Written Report
Abtract
This project pulls from a few different files all regarding information about national parks in the United States that I used to create a shiny app with the purpose of providing a very basic education about national parks. To build the map I used a shape file from the national park service to plot all the areas that they manage. This not only includes those with the national park title, but also every designation of a national part site (which is quite an extensive list). To add onto the map, I scraped the National Parks Wikipedia page to get some extra information about the true national parks so users could see some more information when they clicked on a chosen park. In addition to the map, there are data tables that list out relevant information for the national parks and other areas featured on the map. I also used more data provided by the National Parks Service to plot information regarding the amount of visitors to each of the national parks over a range of years. This data was used to create a couple of graphs displaying visitor trends in national parks.
Introduction
This app utilizes data and visualizations to offer an opportunity for expanding knowledge about our national parks and delivering a fundamental education about them.

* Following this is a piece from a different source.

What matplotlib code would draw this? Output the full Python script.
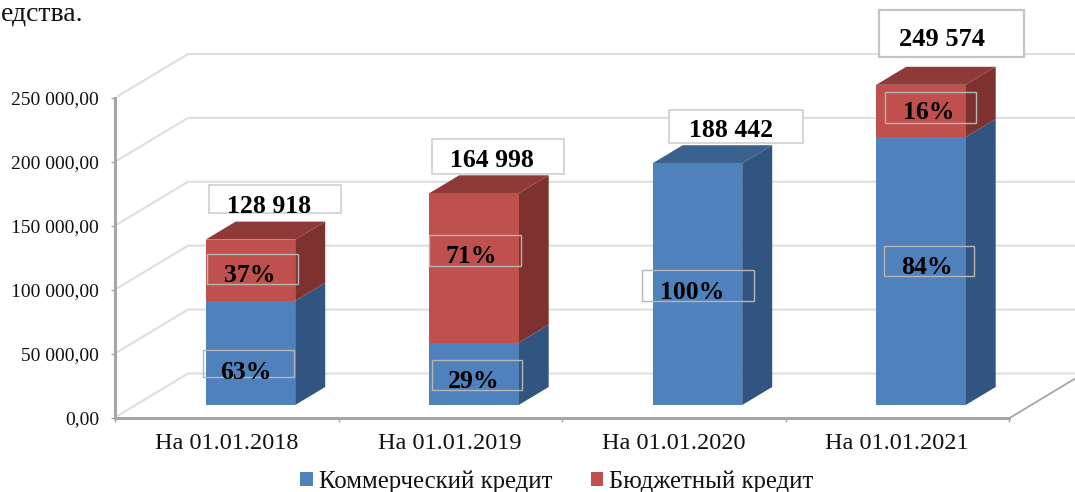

The map and data tables use the following information:
A shape file provided by the National Park Service. The variables I used from this file are:
- UNIT_NAME, The name of the park, site, or area that will appear on the map. This is what shows when the user hovers over any of the blue areas and is also used as the name for the data table “All_Parks”.
- UNIT_TPE, The classification of each area that the park service manages. This is displayed on the data table “All_Parks” and the user can view areas by type classification.
- STATE, The state each area is in, displayed on the “All_Parks” data table and the user can view areas by state.
- METADATA, The link to the national park service page about each area doesn’t actually provide much information but is displayed on the “All_Parks” data table.
To designate the areas with the “National Park” title and separate them for plotting on the map and the data tables, I used the data that I scraped from Wikipedia and joined them by name. The relevant variables from Wikipedia are:
- Name, The name of the National Park. This is used in the map when the user clicks on green areas and is also displayed in the data table “Just_National_Parks”
- State, The state the park is located in. Appears in “Just_National_Parks” table and the user can view parks by state designation.
- Established, Gives the date the park was established. This appears in the popup window when a park is clicked on and can also be used in the table “Just_National_Parks” to sort by oldest or newest parks.
- Area (in acres), Gives the size of the parks in acres. This can be used to sort the parks in the “Just_National_Parks” by size.
- Visitors in 2022), Shows the amount of visitors to each park in 2022. This appears in the popup window and can also be used to sort “Just_National_Parks” by amount of visitors.
- Description, A brief description of each park. This appears in the popup window and the data table “Just_National_Parks”.
Creating the map boosts user interaction with information about national parks and creates an interesting visualization of these areas. It displays the size and geographic location of each area to help users get a better idea of where they are and how much space is covered by parks and other national sites in the country. The data tables provide a gathered place of information that allows for the posing of questions about the areas shown in the map. This is where the majority of questions and education about national parks takes place. The information from the Wikipedia page allows users to explore details of these areas like the oldest/newest park or the biggest/smallest park, and many more investigative questions.
The visitors plots use the following information:
– An excel file published by the National Parks Service containing the visitor count for 400 national park sites from 1906 to 2016. The variables I used are:
- Unit Name, The name of the park or area
- Unit Type, The classification type of the area
- Visitors, A visitor count for each year along with a collective total amount
- YearRaw, Each year that the data was collected and a total amount for all years (labeled “Total”)
Using this data I created two interactive graphs that allow the user to view the visitors over a range of years, either looking at a collection of parks selected by the user or one park specifically to view more in depth. Adding this information allows the user to learn about visitor trends and how highly trafficked some of these areas are. And while this data set does provide visitation numbers for 400 of the areas the national park service manages, I filtered it down to just keep the areas with the “National Park” classification to simplify the options and visuals. I also changed the year range from 1905 to 2016, to 1995 through 2016 in order to provide more relevant information and reduce the clutter of the visuals. Some of the questions that can be posed using the addition of this data include the most/least popular year for a chosen park, which out of a group of parks was most visited in a chosen year(s), and general trends of visitors.
Visualizations
Map with popup
This is the map that I created using the national parks shape file joined with the information scraped from the Wikipedia page. It is color coded to indicate the difference between the areas labeled as National Park with more information (green) and the other areas managed by the park service (blue). The green areas provide a popup with the additional information, while the blue areas only provide the name of the area when hovered over. However, given the large size of the shape file, I can only publish a visualization with one of the data sets. So the published version can only show the green areas I am using to show those with the title of National Park.